Principles of Administration
For any administration -- business, government, educational institutions -- to function properly, the principles of management which include hierarchy, control, unity of command, delegation of authority, specialization, objectives, centralization and decentralization, must be adhered to. Every administration has a hierarchy that is often represented as a pyramid. The heads of departments in organizations make decisions that concern their divisions. Final decision making, however, rests with the head of the organization. Unity of command establishes who is responsible for reporting to whom. Delegation of authority starts at the top and works its way down the chain of command; reporting works its way back up. Specialization refers to people doing what they were hired to do rather than being assigned tasks outside of their job descriptions. Every organization has to have clearly stated objectives that all employees try to meet. Centralization refers to authority at the top; decentralization is when responsibility is delegated to various levels.
Principles of Leadership
The basic principle of leadership is to lead by example. The principles of leadership, which are more fundamental than goals or policies, specify that in order to be a good leader a person must be honest, competent, forward-looking, inspiring, intelligent, fair-minded, broad-minded, courageous, straightforward and imaginative. The more of these traits a leader possesses, the more likely people will be to follow.

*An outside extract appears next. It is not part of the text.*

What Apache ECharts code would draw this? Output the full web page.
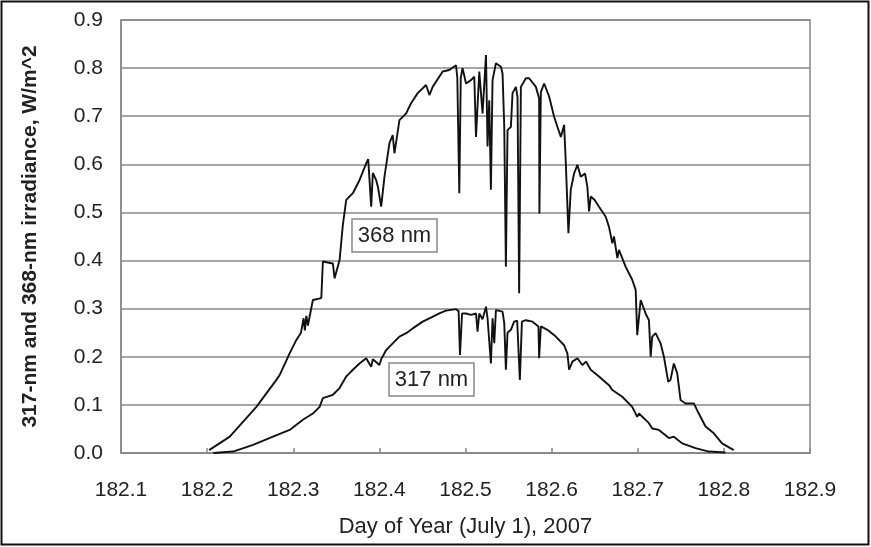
<!DOCTYPE html>
<html>
<head>
<meta charset="utf-8">
<script src="https://cdn.jsdelivr.net/npm/echarts@6/dist/echarts.min.js"></script>
<style>
html,body{margin:0;padding:0;background:#fff;}
#chart{width:871px;height:547px;}
</style>
</head>
<body>
<div id="chart"></div>
<script>
// ---- data ----
const day368 = [182.2023,182.2263,182.2572,182.2688,182.2804,182.2842,182.2958,182.3036,182.309,182.312,182.3135,182.3152,182.317,182.3228,182.3326,182.3344,182.340,182.346,182.348,182.3538,182.3576,182.3615,182.3692,182.3769,182.3847,182.387,182.3905,182.3924,182.3963,182.3983,182.4021,182.4059,182.4117,182.4155,182.4175,182.4233,182.4311,182.4368,182.4445,182.4542,182.4581,182.4619,182.4735,182.4812,182.489,182.4905,182.4928,182.4945,182.4966,182.5006,182.5064,182.5102,182.5122,182.516,182.5198,182.5238,182.5256,182.5276,182.5295,182.5314,182.5353,182.5411,182.543,182.545,182.5469,182.5488,182.5527,182.5546,182.5585,182.5604,182.5623,182.5643,182.5701,182.5739,182.5817,182.5855,182.5858,182.5875,182.5913,182.5971,182.6029,182.6067,182.6107,182.6145,182.6165,182.6175,182.6195,182.6222,182.6261,182.6299,182.6338,182.6388,182.6415,182.6435,182.6454,182.650,182.655,182.6628,182.6666,182.6705,182.6724,182.6763,182.6782,182.686,182.6936,182.6976,182.6994,182.7034,182.705,182.7091,182.713,182.715,182.7168,182.7207,182.7265,182.7304,182.7354,182.738,182.7419,182.7458,182.7497,182.7555,182.7651,182.7709,182.7787,182.7883,182.7979,182.8115];
const irr368 = [0.006,0.034,0.096,0.124,0.152,0.162,0.207,0.235,0.250,0.280,0.255,0.285,0.265,0.318,0.322,0.398,0.396,0.394,0.363,0.401,0.474,0.526,0.540,0.567,0.602,0.611,0.512,0.582,0.567,0.553,0.512,0.574,0.644,0.661,0.623,0.692,0.706,0.727,0.748,0.765,0.744,0.761,0.793,0.796,0.806,0.780,0.540,0.780,0.800,0.768,0.775,0.782,0.657,0.793,0.706,0.827,0.637,0.733,0.547,0.775,0.810,0.803,0.789,0.678,0.387,0.671,0.678,0.748,0.761,0.740,0.332,0.761,0.779,0.779,0.761,0.737,0.498,0.750,0.768,0.741,0.699,0.678,0.657,0.682,0.602,0.600,0.457,0.547,0.581,0.599,0.574,0.581,0.553,0.502,0.533,0.526,0.512,0.491,0.470,0.436,0.450,0.405,0.422,0.387,0.360,0.339,0.245,0.318,0.316,0.290,0.276,0.200,0.242,0.249,0.228,0.200,0.148,0.152,0.186,0.166,0.110,0.103,0.103,0.082,0.055,0.041,0.020,0.006];

const day317 = [182.207,182.2301,182.2533,182.2765,182.2958,182.3112,182.3228,182.3306,182.3344,182.346,182.3538,182.3615,182.3654,182.3692,182.3769,182.3847,182.3905,182.3924,182.4001,182.4021,182.4079,182.4155,182.4233,182.4311,182.4387,182.4503,182.4581,182.4696,182.4774,182.489,182.492,182.4936,182.496,182.5006,182.5064,182.5122,182.514,182.516,182.5198,182.5238,182.5256,182.5295,182.5314,182.5334,182.5353,182.543,182.545,182.5469,182.5488,182.5527,182.5565,182.560,182.5631,182.5655,182.5701,182.5778,182.5847,182.5855,182.5875,182.5951,182.6049,182.6145,182.6183,182.6203,182.6241,182.6299,182.6357,182.640,182.6454,182.655,182.6666,182.6705,182.682,182.6936,182.6994,182.7014,182.713,182.7168,182.7246,182.7362,182.7419,182.7516,182.7671,182.7825,182.8019];
const irr317 = [0.000,0.003,0.017,0.034,0.048,0.069,0.082,0.096,0.114,0.121,0.135,0.159,0.166,0.173,0.186,0.197,0.179,0.195,0.183,0.195,0.214,0.228,0.242,0.249,0.259,0.273,0.280,0.290,0.296,0.299,0.295,0.204,0.290,0.290,0.287,0.290,0.252,0.290,0.278,0.304,0.280,0.186,0.280,0.228,0.297,0.294,0.270,0.173,0.250,0.256,0.273,0.275,0.152,0.273,0.276,0.273,0.263,0.197,0.263,0.256,0.242,0.224,0.207,0.173,0.190,0.197,0.183,0.190,0.173,0.159,0.141,0.131,0.117,0.096,0.075,0.082,0.062,0.051,0.048,0.031,0.034,0.020,0.010,0.003,0.001];

const xTitle = 'Day of Year (July 1), 2007';
const yTitle = '317-nm and 368-nm irradiance, W/m^2';
const label368 = '368 nm';
const label317 = '317 nm';

const chart = echarts.init(document.getElementById('chart'), null, {renderer:'canvas'});
const FONT = 'Liberation Sans, Arial, sans-serif';
const zip = (xs, ys) => xs.map((x, i) => [x, ys[i]]);

chart.setOption({
  animation: false,
  backgroundColor: '#fff',
  grid: {left: 121, right: 61, top: 20, bottom: 94, show: true, borderColor: '#888', borderWidth: 1.5},
  xAxis: {
    type: 'value', min: 182.1, max: 182.9, interval: 0.1,
    name: xTitle, nameLocation: 'middle', nameGap: 63,
    nameTextStyle: {fontFamily: FONT, fontSize: 22, color: '#222'},
    axisLine: {show: true, onZero: false, lineStyle: {color: '#888', width: 1.5}},
    axisTick: {show: true, inside: true, length: 5, lineStyle: {color: '#888', width: 1.5}},
    axisLabel: {fontFamily: FONT, fontSize: 21, color: '#222', margin: 27, formatter: v => v.toFixed(1)},
    splitLine: {show: false}
  },
  yAxis: {
    type: 'value', min: 0, max: 0.9, interval: 0.1,
    name: yTitle, nameLocation: 'middle', nameGap: 80, nameRotate: 90,
    nameTextStyle: {fontFamily: FONT, fontSize: 21, fontWeight: 'bold', color: '#222'},
    axisLine: {show: true, lineStyle: {color: '#888', width: 1.5}},
    axisTick: {show: false},
    axisLabel: {fontFamily: FONT, fontSize: 21, color: '#222', margin: 18, formatter: v => v.toFixed(1)},
    splitLine: {show: true, lineStyle: {color: '#888', width: 1.5}}
  },
  series: [
    {type: 'line', name: '368 nm', data: zip(day368, irr368), showSymbol: false, symbol: 'none',
     lineStyle: {color: '#111', width: 1.9}, z: 3},
    {type: 'line', name: '317 nm', data: zip(day317, irr317), showSymbol: false, symbol: 'none',
     lineStyle: {color: '#111', width: 1.9}, z: 3}
  ],
  graphic: [
    {type: 'rect', shape: {x: 1.5, y: 1.5, width: 867, height: 543}, style: {fill: 'none', stroke: '#111', lineWidth: 2}, z: 100},
    {type: 'rect', shape: {x: 352, y: 219, width: 85, height: 33}, style: {fill: '#fff', stroke: '#888', lineWidth: 1.5}, z: 50},
    {type: 'text', x: 394.5, y: 236, style: {text: label368, font: '22px ' + FONT, fill: '#222', align: 'center', verticalAlign: 'middle'}, z: 51},
    {type: 'rect', shape: {x: 389, y: 363, width: 85, height: 33}, style: {fill: '#fff', stroke: '#888', lineWidth: 1.5}, z: 50},
    {type: 'text', x: 431.5, y: 380, style: {text: label317, font: '22px ' + FONT, fill: '#222', align: 'center', verticalAlign: 'middle'}, z: 51}
  ]
});
</script>
</body>
</html>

Theories of Administration
The initial theories of administration, developed by Henri Foyal, identified the basic principles of management and specified that all managers had to plan, organize, command, coordinate and control. Other traditional theories of administration include the "Neoclassical" approach to administration which adopted a mechanical approach that ignored human nature and the “Behavioral Management Approach” which based its management theories on the idea that administrators could pursue democratic and flexible solutions. One contemporary theory of administration is “Contingency Theory,” which specifies that when managers make a decision they have to take all key factors into account. “System Theory” views organization as having inputs, processes, outputs and outcomes that are inter-related. Like a machine, if you remove one part, such as the hard drive in a computer, the system won’t work. “Chaos Theory” stipulates that events are random and can rarely be controlled. This theory maintains that businesses evolve like biological systems: the more complex a company becomes, more structure and energy that is needs to maintain stability.
Theories of Leadership
There is a debate about whether leadership can be learned. The “Great Man” theory is that leaders are born, not made, and that they will come to the forefront when there is a need. “Behavioral Theory,” on the other hand, argues that leaders are made, not born whereas “Participative Leadership” maintains that more heads are better than one and that by being involved in decision-making increases the understanding of those who carry out the decisions. The factors central to “Situational Leadership” include motivation and the capabilities of followers. According to the “Contingency Theory,” a leader’s ability is dependent upon various considerations such as leadership style and the behavior of followers as well as other situational concerns. “Transactional Leadership” claims that reward and punishment is what motivates people and that there has to be a clear chain of command. The underlying theme of “Transformational Leadership” is that people will follow someone who inspires them and that a person with vision and enthusiasm can accomplish great things.